New York Post

Mogul mash-up

Doctored vid used to trash: billionair­e

- By RICHARD MORGAN

The battle of the Bahamian billionair­es may now include a smoking-gun video.

Hedge fund titan Louis Bacon — who has been battling his Lyford Cay neighbor Peter Nygard over defamation claims for the better part of a decade — said in recently filed court papers that a 5:43minute video of the apparel magnate discussing a doctored video is a “smoking gun” that proves his case.

“We were gonna go further, but we’re not sure how far to take it,” an offscreen voice tells Nygard in the video, which was attached to Bacon’s appeal in his $50 million defamation case against Nygard.

“That’s not far,” Nygard responds. Moments later, the owner of Nygard Fashions, a women’s apparel and accessorie­s brand, calls the doctored footage of Bacon “good stuff.”

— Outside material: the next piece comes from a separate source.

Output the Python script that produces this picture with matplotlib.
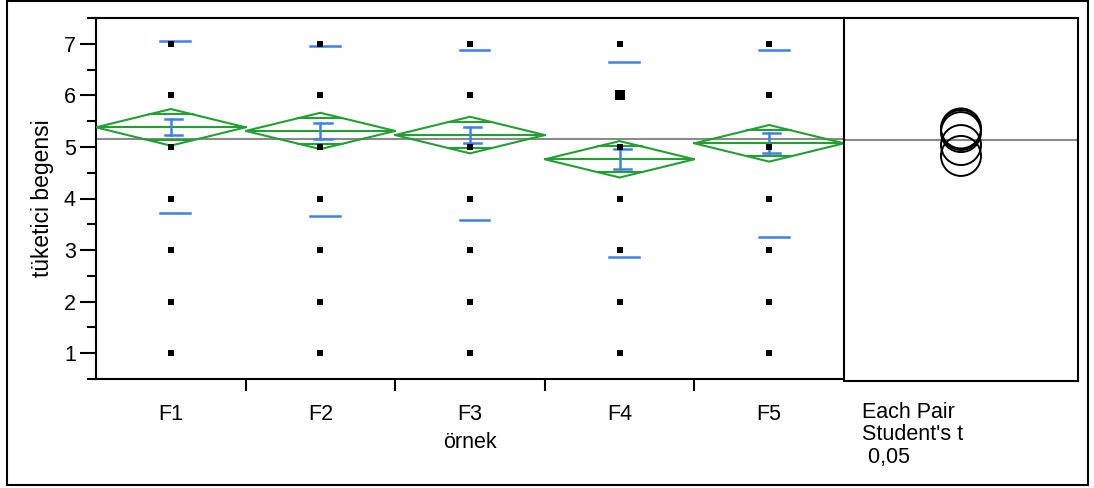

When an off-screen voice admits that “it’s pretty dirty,” Nygard agrees: “Pretty dirty.”

In the court-filed video, the allegedly fabricated clips cannot be seen but can clearly be heard. The doctored clips portray Bacon as a member of the KKK and as someone charged with in- sider trading, Bacon claims in court papers.

The original footage was from a CBS News report about the arrest of former McKinsey Managing Director Rajat Gupta (who was convicted of insider trading), court papers allege. Images of Bacon replaced those of Gupta, it is alleged.

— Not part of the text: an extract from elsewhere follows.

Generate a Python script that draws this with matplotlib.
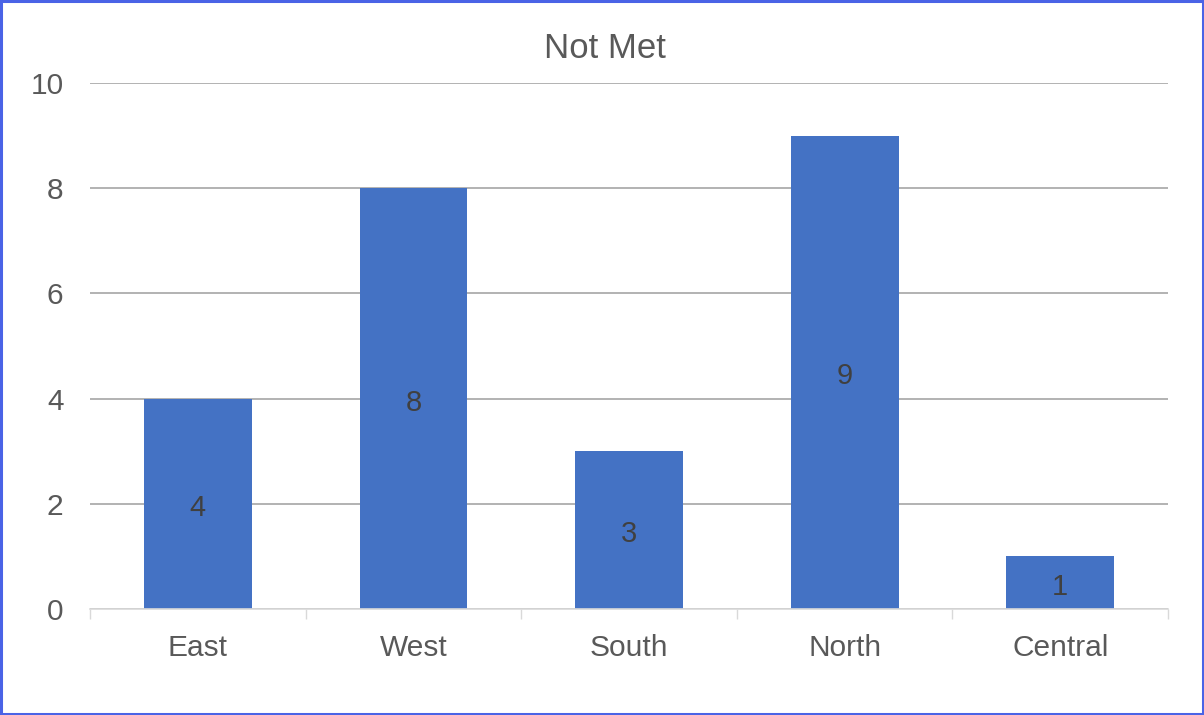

Similarly, an ABC News report, “Inside the New Ku Klux Klan,” was doctored to show footage of Bacon’s Moore Capital. When correspond­ent Cynthia McFadden ends her lead-in with, “It may surprise you who’s among their ranks,” images of Bacon’s business were edited in, court papers allege.

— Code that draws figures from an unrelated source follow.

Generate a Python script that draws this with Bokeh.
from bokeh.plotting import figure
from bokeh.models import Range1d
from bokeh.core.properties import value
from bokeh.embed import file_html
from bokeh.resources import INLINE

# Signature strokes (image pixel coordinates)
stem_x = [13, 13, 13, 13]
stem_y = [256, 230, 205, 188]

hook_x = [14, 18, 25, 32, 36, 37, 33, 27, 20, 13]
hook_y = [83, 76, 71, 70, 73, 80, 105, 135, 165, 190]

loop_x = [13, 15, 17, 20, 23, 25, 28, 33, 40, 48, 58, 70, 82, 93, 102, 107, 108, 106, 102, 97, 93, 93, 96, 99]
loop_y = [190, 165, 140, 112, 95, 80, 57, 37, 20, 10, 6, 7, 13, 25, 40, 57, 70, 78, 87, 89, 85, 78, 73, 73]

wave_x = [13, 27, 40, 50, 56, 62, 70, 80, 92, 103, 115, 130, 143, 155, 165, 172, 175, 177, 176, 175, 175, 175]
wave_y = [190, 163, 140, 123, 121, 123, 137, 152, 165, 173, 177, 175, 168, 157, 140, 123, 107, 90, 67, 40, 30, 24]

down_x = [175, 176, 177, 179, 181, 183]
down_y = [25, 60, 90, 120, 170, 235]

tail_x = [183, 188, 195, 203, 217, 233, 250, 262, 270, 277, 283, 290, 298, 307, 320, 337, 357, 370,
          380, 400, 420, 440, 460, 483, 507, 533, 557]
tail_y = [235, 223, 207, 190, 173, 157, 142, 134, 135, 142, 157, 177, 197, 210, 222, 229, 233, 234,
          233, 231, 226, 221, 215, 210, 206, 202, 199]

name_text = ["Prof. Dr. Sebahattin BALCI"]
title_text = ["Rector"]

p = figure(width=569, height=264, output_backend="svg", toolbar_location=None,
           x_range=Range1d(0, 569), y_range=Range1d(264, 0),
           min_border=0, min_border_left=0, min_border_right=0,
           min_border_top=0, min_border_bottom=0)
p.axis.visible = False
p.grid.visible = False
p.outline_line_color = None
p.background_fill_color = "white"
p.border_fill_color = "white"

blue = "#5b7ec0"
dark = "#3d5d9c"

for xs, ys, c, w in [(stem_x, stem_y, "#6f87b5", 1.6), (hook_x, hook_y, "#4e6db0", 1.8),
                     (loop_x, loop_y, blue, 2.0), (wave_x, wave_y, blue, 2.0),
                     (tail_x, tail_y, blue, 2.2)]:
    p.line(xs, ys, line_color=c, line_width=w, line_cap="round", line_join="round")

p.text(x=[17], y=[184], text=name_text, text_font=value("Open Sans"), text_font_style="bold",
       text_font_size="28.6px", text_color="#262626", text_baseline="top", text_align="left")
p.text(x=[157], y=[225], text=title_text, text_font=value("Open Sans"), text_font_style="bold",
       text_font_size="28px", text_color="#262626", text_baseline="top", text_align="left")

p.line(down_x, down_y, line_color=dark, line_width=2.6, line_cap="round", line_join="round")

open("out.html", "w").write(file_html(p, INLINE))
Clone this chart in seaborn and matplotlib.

The spat between the billionair­es started almost innocently as a property dispute, including a disagreeme­nt over developmen­t rights for their abutting Bahamian estates.

The $50 million defamation suit against Nygard was tossed by a Manhattan judge last month on grounds that the Bahamian court system offers a better forum for trying what Bacon has alleged is “a harassment campaign against him.”

A spokesman for Nygard said the fashion mogul did not know he was being videotaped while watching and commenting on the allegedly fabricated news clips.

The spokesman also noted that a New York judge previously excluded the two clips as evidence.

“Nygard did not put together these tapes, create or direct the content shown or post them,” his spokesman said of the clips.

A spokesman for Bacon had no comment.